How Cheap Are Value Stocks?

Despite the strong recovery for value stocks since late 2020, they are still priced at historically cheap levels – comparable to their level at the peak of the tech bubble. That is especially true for small-value stocks.

For the period 1927-2020, the Fama-French U.S. Small Value Research Index returned 13.9%, outperforming the Fama-French U.S. Large Growth Research Index, which returned 9.9%, by 4 percentage points a year. This outperformance led many investors to “tilt” their portfolios to small-value stocks (overweight them relative to their share of the total market). However, over the 23-year period 1998-2020, investors in U.S. small-value stocks have been disappointed, as the Fama-French U.S. Small Value Research Index slightly underperformed, returning 9.7% versus 9.9% for the Fama-French U.S. Large Growth Research Index. That disappointing performance was caused by three large drawdowns for small value relative to large growth, with the most recent drawdown being of historic proportions.

Small-value stocks began a dramatic recovery in late 2020. Using the last 12 months of available data (October 2020-September 2021), the Fama-French U.S. Small Value Research Index returned 87.9% versus the 27.1% return of the Fama-French U.S. Large Growth Research Index, an outperformance of 60.8 percentage points. Using live funds, we have access to more current data. Using Morningstar data, over the one-year period ending November 17, 2021, the Bridgeway Omni Small-Cap Value Fund (BOSVX) outperformed the iShares Russell 1000 Growth ETF (IWF) by 31.8 percentage points. However, despite that dramatic outperformance, BOSVX’s performance still trailed IWF’s over five- and 10-year periods by significant margins, 14.6 percentage points and 6.5 percentage points, respectively.

With that said, BOSVX’s valuation relative to the market indicates that small-value stocks are still trading at historically cheap levels – despite the fact that interest rates are much lower, and their earnings are growing faster as they recover from the cyclical lows caused by the pandemic.

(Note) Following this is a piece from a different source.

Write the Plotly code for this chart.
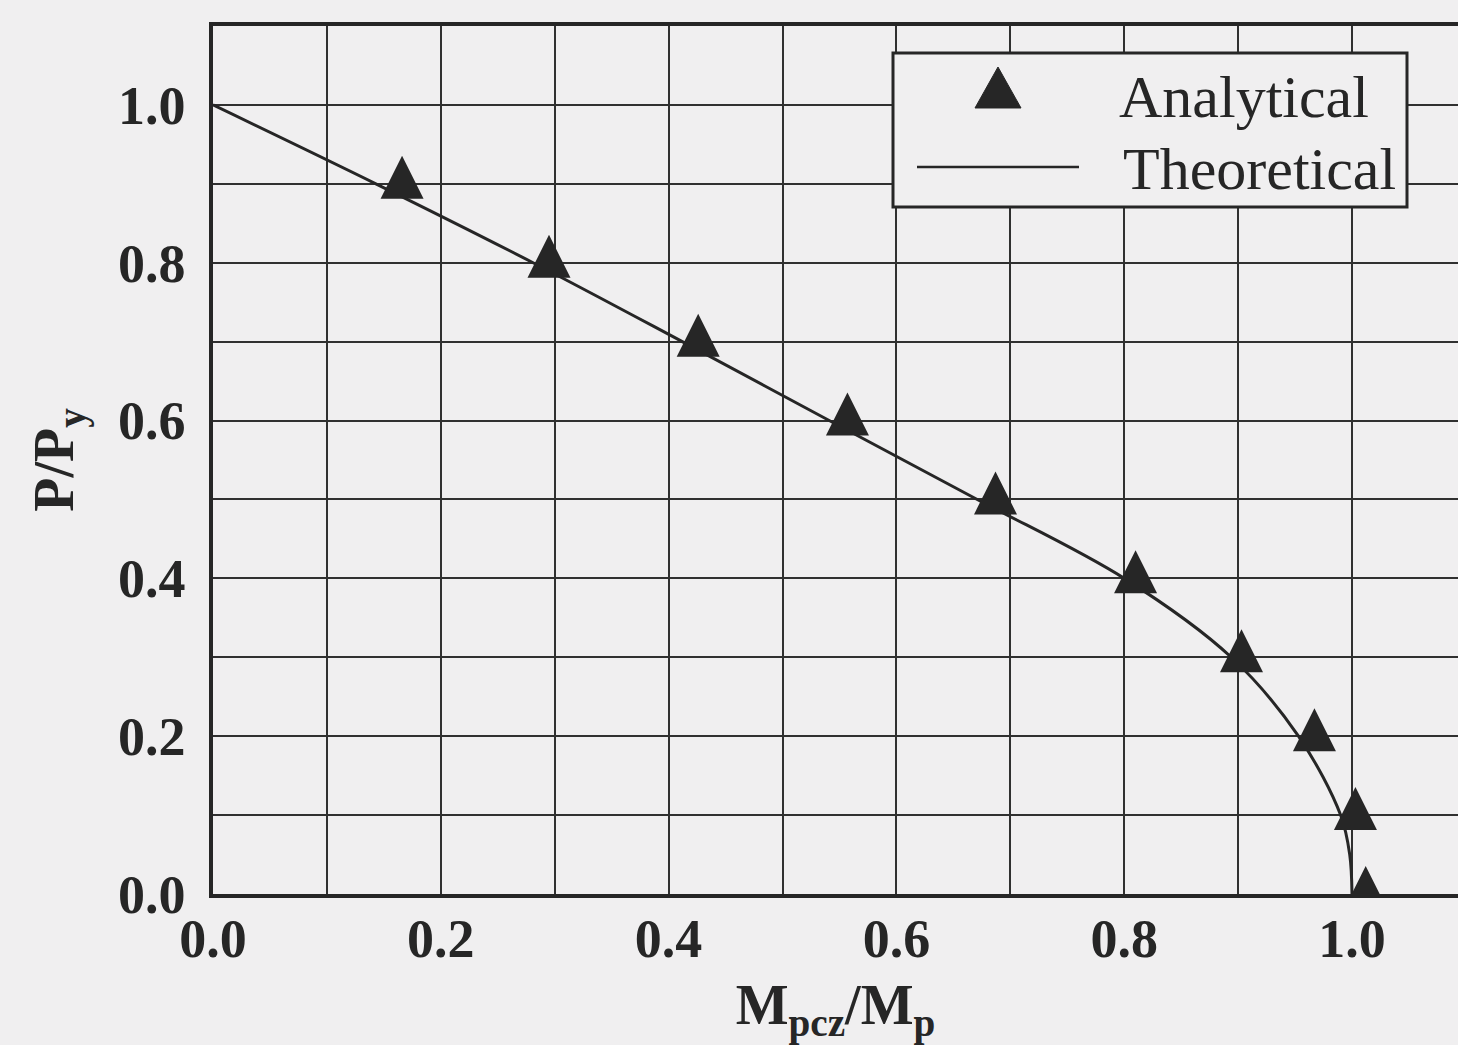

Using Morningstar data, BOSVX had a P/E of just 9.3. At the end of 2013, before the expansion of the P/Es of growth stocks, BOSVX had a P/E of 11.0. Thus, small-value stocks are trading cheaper today than they were back in 2013, while the valuation of the market overall, and growth stocks in particular, have significantly increased. For example, in 2013 the S&P 500 earnings were about 105 and the index closed at 1782, a P/E of 17. The current full-year forecast for S&P 500 earnings is about 205. As of this writing, the S&P 500 was at about 4,700, producing a P/E of about 23. While BOSVX’s valuation has fallen 9%, the valuation of the S&P 500 has risen by 26%. As Adam Zaremba and Mehmet Umutlu, authors of the 2019 study, “Strategies Can Be Expensive Too! The Value Spread and Asset Allocation in Global Equity Markets,” demonstrated, the valuation spread provides information as to the future expected premium – the wider the spread, the larger the expected outperformance.

Valuation spreads at historic highs

Thanks to the research team at AQR, we can examine how the current spread between value and growth stocks compares to historical spreads. AQR’s hypothetical value composite includes five value measures: book-to-price, earnings-to-price, forecast earnings-to-price, sales-to-enterprise value and cash flow-to-enterprise value, and spreads are measured based on ratios. To achieve industry neutrality, their value spreads are constructed by comparing the value measures within each industry, which are then aggregated to represent an entire portfolio. AQR examined the current percentile ranking for large-cap stocks over the period 1984-October 2021 and found that in both the U.S. and emerging markets, value stocks were trading at the 100th percentile. In developed international markets, they were trading at the 99th percentile.

In other words, despite their strong recovery that began in late 2020, value stocks all around the globe are trading about as cheap as they have since 1984 relative to growth stocks.